Is SM the best method for a girl approaching the end of Kindergarten?
It depends. I used SM with one of my kids who had suffered under dreadful math instruction. It was so bad, his skills regressed during the first semester of that year. SM, with its logical progression, got him on track and helped him a lot. That's a huge strength of SM.
Beast Academy from AoPS is also a very good and offbeat program. The comics and the friendly monsters make it appealing to kids. It also tends to explore a subject in more depth than other programs (including SM). The downside is that it's geared toward grade 2 and up (with books set to grade 3), but if your daughter's skills are near the end of grade 1, she'd likely benefit from it a year or so.
TBH, I've been teaching my kids since they were very little, and my approach has always been to use a combination of materials. No single source will provide everything you want, but it's not terribly difficult to cobble it all together from different sources. You can even create stuff yourself --- even if a self-made material is just an example or two that you think is missing from everything else you have. Because your daughter is so bright, you can also go way outside the curriculum, such as by showing her how to count in other number systems (e.g. hieroglyphics, which used base 10). If she can only read numbers in the hundreds now, just teach her how to count in hieroglyphics up to 999. Then add powers of ten as she's ready. This kind of stuff can be a lot of fun for kids. You can also do Roman numerals to whatever she's ready for. Contrasting both could lead to a discussion about how awkward it must have been for Romans to do arithmetic (how DID they multiply LXVIII times XXIV, anyway?? Even adding those numbers would have been a pain!) In contrast, arithmetic was far more straightforward for the Egyptians, even without a zero (which is another great topic for slightly older kids).
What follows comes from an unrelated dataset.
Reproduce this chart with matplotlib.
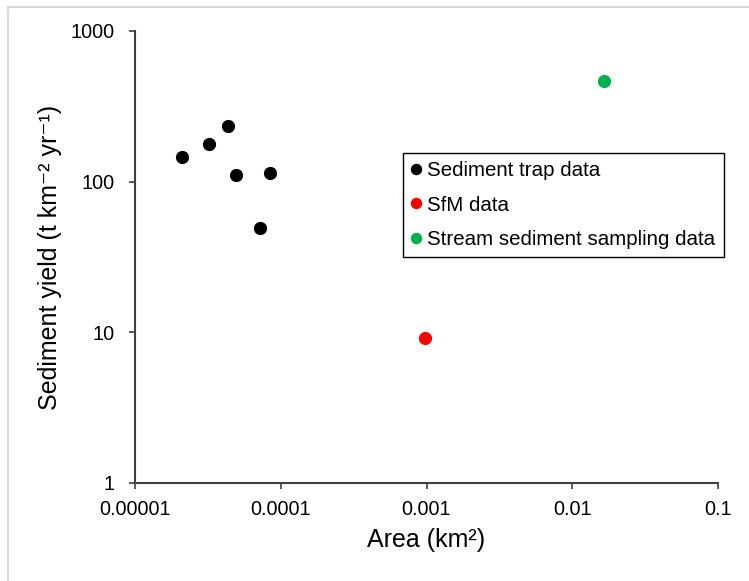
import numpy as np
import matplotlib
matplotlib.use('Agg')
import matplotlib.pyplot as plt
from matplotlib.lines import Line2D
from matplotlib.ticker import FixedLocator, FixedFormatter, NullLocator

plt.rcParams['font.family'] = ['Liberation Sans', 'DejaVu Sans']

# sediment trap data
trap_area = [2.1e-5, 3.2e-5, 4.35e-5, 4.95e-5, 8.45e-5, 7.2e-5]
trap_yield = [145, 178, 234, 111, 114, 49]
# SfM data
sfm_area = [0.00098]
sfm_yield = [9.2]
# stream sediment sampling data
stream_area = [0.0165]
stream_yield = [465]

xticks = [1e-5, 1e-4, 1e-3, 1e-2, 1e-1]
xlabels = ['0.00001', '0.0001', '0.001', '0.01', '0.1']
yticks = [1, 10, 100, 1000]
ylabels = ['1', '10', '100', '1000']

W, H = 749, 581
fig = plt.figure(figsize=(W / 100, H / 100), dpi=100)
ax = fig.add_axes([135 / W, 1 - 483 / H, (718 - 135) / W, (483 - 31) / H])

ax.plot(trap_area, trap_yield, 'o', color='black', markersize=8.5, label='Sediment trap data')
ax.plot(sfm_area, sfm_yield, 'o', color='#ff0000', markersize=8.5, label='SfM data')
ax.plot(stream_area, stream_yield, 'o', color='#00b050', markersize=8.5, label='Stream sediment sampling data')

ax.set_xscale('log')
ax.set_yscale('log')
ax.set_xlim(1e-5, 0.1)
ax.set_ylim(1, 1000)
ax.xaxis.set_major_locator(FixedLocator(xticks))
ax.xaxis.set_major_formatter(FixedFormatter(xlabels))
ax.xaxis.set_minor_locator(NullLocator())
ax.yaxis.set_major_locator(FixedLocator(yticks))
ax.yaxis.set_major_formatter(FixedFormatter(ylabels))
ax.yaxis.set_minor_locator(NullLocator())

for s in ['top', 'right']:
    ax.spines[s].set_visible(False)
for s in ['left', 'bottom']:
    ax.spines[s].set_color('#404040')
    ax.spines[s].set_linewidth(1.5)
ax.tick_params(axis='both', direction='out', length=4.5, width=1.2, color='#404040',
               labelsize=14.3, labelcolor='black')
ax.tick_params(axis='y', pad=10)
ax.tick_params(axis='x', pad=8)

ax.set_xlabel('Area (km²)', fontsize=18, labelpad=6)
ax.set_ylabel('Sediment yield (t km⁻² yr⁻¹)', fontsize=18, labelpad=6)

leg = ax.legend(loc='upper left', bbox_to_anchor=(402.7 / W, 1 - 152.7 / H),
                bbox_transform=fig.transFigure, borderaxespad=0, fontsize=14.8,
                frameon=True, fancybox=False, edgecolor='black', framealpha=1,
                handlelength=0.5, handletextpad=0.3, labelspacing=0.76,
                borderpad=0.4, markerscale=0.85)
leg.get_frame().set_linewidth(1.0)

# faint frame of the original screenshot
fig.add_artist(Line2D([8 / W, 8 / W], [0, 1 - 6.5 / H], color='#d9d9d9', lw=1.5, transform=fig.transFigure))
fig.add_artist(Line2D([8 / W, 1], [1 - 6.5 / H, 1 - 6.5 / H], color='#d9d9d9', lw=1.5, transform=fig.transFigure))

fig.savefig('out.png', dpi=100)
...would books or digital be a better way to go? My gut instinct says books, but maybe a digital approach would be more fun and less like additional school lessons. If using books, would the U.S. Standards or CC edition be best for supplementation?
Personally, I stick with books, and we didn't use the CC edition of SM. SM works well already, so why use an edition geared to a program (well, a non-program) that has problems?
Finally (and perhaps most importantly), should I supplement at my daughter’s intellectual level, or follow along at the pace of her classroom lessons? I gave my daughter the SM placement tests and she breezed through 1A and over half of 1B before she started to run into problems. In addition, her teacher said she’s reading and writing at an end-of-first grade level. At the moment my daughter seems quite happy at school, and isn’t ready socially to skip a grade, so I’m a bit hesitant to do anything that would increase the odds of her becoming bored in class.
IMO, this is more of a philosophical question. Here are some observations I've made with my kids (ages 11 to 16).
*Moving ahead of an age-grade curriculum allows the child to have work that's appropriate to her level, and will require her to struggle for understanding from time to time (with my kids, this is what I like to see).
*Yes, she'll be ahead, and that's hard to deal with in many ways. The question to answer is: Which option do you like less: being ahead and the awkwardness that goes with it, or being bored/consistently underchallenged?
*IMO, HG+ kids will be bored in math and LA-type classes anyway, unless they're at a school that's been tailored to HG+ kids (see next point).
*Some schools may let the child work with you at home and do your assignments in math class. All my kids have benefited from this approach.
*I strongly recommend working in a methodical way. Given your comments about her classroom environment, do you think that your daughter will get a solid grounding in mathematics at her school? If not, you're probably the best person to provide it.